### Exercise
Return the material exactly as supplied, apart from the pictures, which are omitted.

### Dataset excerpt
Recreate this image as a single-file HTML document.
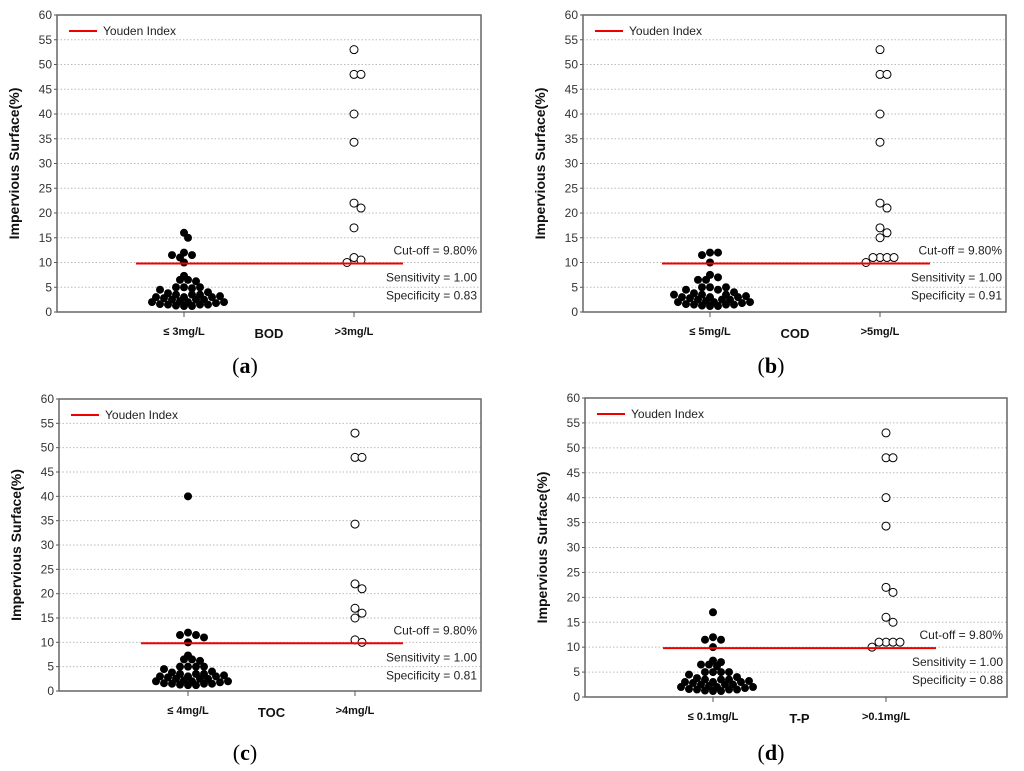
<!DOCTYPE html>
<html><head><meta charset="utf-8"><style>
html,body{margin:0;padding:0;background:#fff;}
svg{display:block;font-family:"Liberation Sans",sans-serif;}
</style></head><body>
<svg id="fig" width="1024" height="771" viewBox="0 0 1024 771"></svg>
<script>
const yTicks=[0,5,10,15,20,25,30,35,40,45,50,55,60];
const panelNames=["BOD","COD","TOC","T-P"];
const lowLabels=["≤ 3mg/L","≤ 5mg/L","≤ 4mg/L","≤ 0.1mg/L"];
const highLabels=[">3mg/L",">5mg/L",">4mg/L",">0.1mg/L"];
const captions=["(a)","(b)","(c)","(d)"];
const cutoffs=[9.8,9.8,9.8,9.8];
const sensitivities=["1.00","1.00","1.00","1.00"];
const specificities=["0.83","0.91","0.81","0.88"];
const cluster=[1.2,1.2,1.3,1.5,1.5,1.5,1.6,1.8,2,2,2,2.2,2.5,2.5,2.5,2.8,3,3,3,3.2,3.5,3.5,3.5,3.8,4,4.5,5,5];
const lowA=[16,15,12,11.5,11,11.5,10,7.3,6.5,6.5,6.2,5,4.8].concat(cluster);
const highA=[53,48,48,40,34.3,22,21,17,11,10.5,10];
const lowB=[12,12,11.5,10,7.5,7,6.5,6.5,5,4.5].concat(cluster);
const highB=[53,48,48,40,34.3,22,21,17,16,15,11,11,11,11,10];
const lowC=[40,12,11.5,11.5,11,10,7.3,6.5,6.5,6.2,5,5].concat(cluster);
const highC=[53,48,48,34.3,22,21,17,16,15,10.5,10];
const lowD=[17,12,11.5,11.5,10,7.3,7,6.5,6.5,6.2,5,5].concat(cluster);
const highD=[53,48,48,40,34.3,22,21,16,15,11,11,11,11,10];
const lowSeries=[lowA,lowB,lowC,lowD];
const highSeries=[highA,highB,highC,highD];

const geo=[
 {l:57,r:481,t:15,b:312,c1:184,c2:354,yl:136,yr:403,cap:[245,365]},
 {l:583,r:1006,t:15,b:312,c1:710,c2:880,yl:662,yr:930,cap:[771,365]},
 {l:59,r:481,t:399,b:691,c1:188,c2:355,yl:141,yr:403,cap:[245,752]},
 {l:585,r:1007,t:398,b:697,c1:713,c2:886,yl:663,yr:936,cap:[771,752]}
];
const NS="http://www.w3.org/2000/svg";
const svg=document.getElementById('fig');
function mk(tag,attrs,parent){const e=document.createElementNS(NS,tag);for(const k in attrs)e.setAttribute(k,attrs[k]);(parent||svg).appendChild(e);return e;}

function swarm(vals,cx,ys,minD,step){
  const placed=[];const out=[];
  vals.forEach(v=>{
    const y=ys(v);let chosen=cx;
    for(let k=0;k<40;k++){
      const off=(k===0?0:(k%2?1:-1)*Math.ceil(k/2)*step);
      const x=cx+off;
      if(placed.every(p=>(p[0]-x)**2+(p[1]-y)**2>=minD*minD)){chosen=x;break;}
    }
    placed.push([chosen,y]);out.push([chosen,y]);
  });
  return out;
}

geo.forEach((g,i)=>{
  const grp=mk('g',{});
  
  
  const ys=v=>g.b-(v/60)*(g.b-g.t);
  yTicks.forEach(t=>{
    if(t>0&&t<60){const gl=mk('line',{x1:g.l,x2:g.r,y1:ys(t),y2:ys(t),stroke:'#bbb','stroke-dasharray':'1.5,2','stroke-width':1},grp);
      }
    const tl=mk('text',{x:g.l-5,y:ys(t)+4,'text-anchor':'end','font-size':12,fill:'#333'},grp);tl.textContent=t;
    
    mk('line',{x1:g.l-3,x2:g.l,y1:ys(t),y2:ys(t),stroke:'#555'},grp);
  });
  const fr=mk('rect',{x:g.l,y:g.t,width:g.r-g.l,height:g.b-g.t,fill:'none',stroke:'#666','stroke-width':1.5},grp);
  
  [g.c1,g.c2].forEach(c=>mk('line',{x1:c,x2:c,y1:g.b,y2:g.b+5,stroke:'#555'},grp));
  const yt=mk('text',{x:0,y:0,transform:`translate(${g.l-38},${(g.t+g.b)/2}) rotate(-90)`,'text-anchor':'middle','font-size':14,'font-weight':'bold',fill:'#111'},grp);
  yt.textContent='Impervious Surface(%)';
  const ly=g.t+16;
  mk('line',{x1:g.l+12,x2:g.l+40,y1:ly,y2:ly,stroke:'#e00','stroke-width':2},grp);
  const lt=mk('text',{x:g.l+46,y:ly+4,'font-size':12,fill:'#222'},grp);lt.textContent='Youden Index';
  
  swarm(lowSeries[i],g.c1,ys,5.5,4).forEach(p=>{const c=mk('circle',{cx:p[0],cy:p[1],r:4,fill:'#000'},grp);
    });
  swarm(highSeries[i],g.c2,ys,7,3.5).forEach(p=>{const c=mk('circle',{cx:p[0],cy:p[1],r:4,fill:'#fff',stroke:'#000','stroke-width':1},grp);
    });
  const yl=mk('line',{x1:g.yl,x2:g.yr,y1:ys(cutoffs[i]),y2:ys(cutoffs[i]),stroke:'#e00','stroke-width':2},grp);
  
  const sx=g.r-4;
  [['Cut-off = '+cutoffs[i].toFixed(2)+'%',ys(cutoffs[i])-9],['Sensitivity = '+sensitivities[i],ys(cutoffs[i])+18],['Specificity = '+specificities[i],ys(cutoffs[i])+36]].forEach(s=>{
    const t=mk('text',{x:sx,y:s[1],'text-anchor':'end','font-size':12,fill:'#222'},grp);t.textContent=s[0];
    });
  const xl1=mk('text',{x:g.c1,y:g.b+23,'text-anchor':'middle','font-size':11,'font-weight':'bold',fill:'#111'},grp);xl1.textContent=lowLabels[i];
  
  const xl2=mk('text',{x:g.c2,y:g.b+23,'text-anchor':'middle','font-size':11,'font-weight':'bold',fill:'#111'},grp);xl2.textContent=highLabels[i];
  
  const xt=mk('text',{x:(g.c1+g.c2)/2,y:g.b+26,'text-anchor':'middle','font-size':13,'font-weight':'bold',fill:'#111'},grp);xt.textContent=panelNames[i];
  
  const cp=mk('text',{x:g.cap[0],y:g.cap[1]+8,'text-anchor':'middle','font-size':22,'font-family':'Liberation Serif, serif',fill:'#000'},grp);
  cp.innerHTML='(<tspan font-weight="bold">'+captions[i][1]+'</tspan>)';
  
});
</script>
</body></html>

### Reply
Recreate this image as a single-file HTML document.
<!DOCTYPE html>
<html><head><meta charset="utf-8"><style>
html,body{margin:0;padding:0;background:#fff;}
svg{display:block;font-family:"Liberation Sans",sans-serif;}
</style></head><body>
<svg id="fig" width="1024" height="771" viewBox="0 0 1024 771"></svg>
<script>
const yTicks=[0,5,10,15,20,25,30,35,40,45,50,55,60];
const panelNames=["BOD","COD","TOC","T-P"];
const lowLabels=["≤ 3mg/L","≤ 5mg/L","≤ 4mg/L","≤ 0.1mg/L"];
const highLabels=[">3mg/L",">5mg/L",">4mg/L",">0.1mg/L"];
const captions=["(a)","(b)","(c)","(d)"];
const cutoffs=[9.8,9.8,9.8,9.8];
const sensitivities=["1.00","1.00","1.00","1.00"];
const specificities=["0.83","0.91","0.81","0.88"];
const cluster=[1.2,1.2,1.3,1.5,1.5,1.5,1.6,1.8,2,2,2,2.2,2.5,2.5,2.5,2.8,3,3,3,3.2,3.5,3.5,3.5,3.8,4,4.5,5,5];
const lowA=[16,15,12,11.5,11,11.5,10,7.3,6.5,6.5,6.2,5,4.8].concat(cluster);
const highA=[53,48,48,40,34.3,22,21,17,11,10.5,10];
const lowB=[12,12,11.5,10,7.5,7,6.5,6.5,5,4.5].concat(cluster);
const highB=[53,48,48,40,34.3,22,21,17,16,15,11,11,11,11,10];
const lowC=[40,12,11.5,11.5,11,10,7.3,6.5,6.5,6.2,5,5].concat(cluster);
const highC=[53,48,48,34.3,22,21,17,16,15,10.5,10];
const lowD=[17,12,11.5,11.5,10,7.3,7,6.5,6.5,6.2,5,5].concat(cluster);
const highD=[53,48,48,40,34.3,22,21,16,15,11,11,11,11,10];
const lowSeries=[lowA,lowB,lowC,lowD];
const highSeries=[highA,highB,highC,highD];

const geo=[
 {l:57,r:481,t:15,b:312,c1:184,c2:354,yl:136,yr:403,cap:[245,365]},
 {l:583,r:1006,t:15,b:312,c1:710,c2:880,yl:662,yr:930,cap:[771,365]},
 {l:59,r:481,t:399,b:691,c1:188,c2:355,yl:141,yr:403,cap:[245,752]},
 {l:585,r:1007,t:398,b:697,c1:713,c2:886,yl:663,yr:936,cap:[771,752]}
];
const NS="http://www.w3.org/2000/svg";
const svg=document.getElementById('fig');
function mk(tag,attrs,parent){const e=document.createElementNS(NS,tag);for(const k in attrs)e.setAttribute(k,attrs[k]);(parent||svg).appendChild(e);return e;}

function swarm(vals,cx,ys,minD,step){
  const placed=[];const out=[];
  vals.forEach(v=>{
    const y=ys(v);let chosen=cx;
    for(let k=0;k<40;k++){
      const off=(k===0?0:(k%2?1:-1)*Math.ceil(k/2)*step);
      const x=cx+off;
      if(placed.every(p=>(p[0]-x)**2+(p[1]-y)**2>=minD*minD)){chosen=x;break;}
    }
    placed.push([chosen,y]);out.push([chosen,y]);
  });
  return out;
}

geo.forEach((g,i)=>{
  const grp=mk('g',{});
  
  
  const ys=v=>g.b-(v/60)*(g.b-g.t);
  yTicks.forEach(t=>{
    if(t>0&&t<60){const gl=mk('line',{x1:g.l,x2:g.r,y1:ys(t),y2:ys(t),stroke:'#bbb','stroke-dasharray':'1.5,2','stroke-width':1},grp);
      }
    const tl=mk('text',{x:g.l-5,y:ys(t)+4,'text-anchor':'end','font-size':12,fill:'#333'},grp);tl.textContent=t;
    
    mk('line',{x1:g.l-3,x2:g.l,y1:ys(t),y2:ys(t),stroke:'#555'},grp);
  });
  const fr=mk('rect',{x:g.l,y:g.t,width:g.r-g.l,height:g.b-g.t,fill:'none',stroke:'#666','stroke-width':1.5},grp);
  
  [g.c1,g.c2].forEach(c=>mk('line',{x1:c,x2:c,y1:g.b,y2:g.b+5,stroke:'#555'},grp));
  const yt=mk('text',{x:0,y:0,transform:`translate(${g.l-38},${(g.t+g.b)/2}) rotate(-90)`,'text-anchor':'middle','font-size':14,'font-weight':'bold',fill:'#111'},grp);
  yt.textContent='Impervious Surface(%)';
  const ly=g.t+16;
  mk('line',{x1:g.l+12,x2:g.l+40,y1:ly,y2:ly,stroke:'#e00','stroke-width':2},grp);
  const lt=mk('text',{x:g.l+46,y:ly+4,'font-size':12,fill:'#222'},grp);lt.textContent='Youden Index';
  
  swarm(lowSeries[i],g.c1,ys,5.5,4).forEach(p=>{const c=mk('circle',{cx:p[0],cy:p[1],r:4,fill:'#000'},grp);
    });
  swarm(highSeries[i],g.c2,ys,7,3.5).forEach(p=>{const c=mk('circle',{cx:p[0],cy:p[1],r:4,fill:'#fff',stroke:'#000','stroke-width':1},grp);
    });
  const yl=mk('line',{x1:g.yl,x2:g.yr,y1:ys(cutoffs[i]),y2:ys(cutoffs[i]),stroke:'#e00','stroke-width':2},grp);
  
  const sx=g.r-4;
  [['Cut-off = '+cutoffs[i].toFixed(2)+'%',ys(cutoffs[i])-9],['Sensitivity = '+sensitivities[i],ys(cutoffs[i])+18],['Specificity = '+specificities[i],ys(cutoffs[i])+36]].forEach(s=>{
    const t=mk('text',{x:sx,y:s[1],'text-anchor':'end','font-size':12,fill:'#222'},grp);t.textContent=s[0];
    });
  const xl1=mk('text',{x:g.c1,y:g.b+23,'text-anchor':'middle','font-size':11,'font-weight':'bold',fill:'#111'},grp);xl1.textContent=lowLabels[i];
  
  const xl2=mk('text',{x:g.c2,y:g.b+23,'text-anchor':'middle','font-size':11,'font-weight':'bold',fill:'#111'},grp);xl2.textContent=highLabels[i];
  
  const xt=mk('text',{x:(g.c1+g.c2)/2,y:g.b+26,'text-anchor':'middle','font-size':13,'font-weight':'bold',fill:'#111'},grp);xt.textContent=panelNames[i];
  
  const cp=mk('text',{x:g.cap[0],y:g.cap[1]+8,'text-anchor':'middle','font-size':22,'font-family':'Liberation Serif, serif',fill:'#000'},grp);
  cp.innerHTML='(<tspan font-weight="bold">'+captions[i][1]+'</tspan>)';
  
});
</script>
</body></html>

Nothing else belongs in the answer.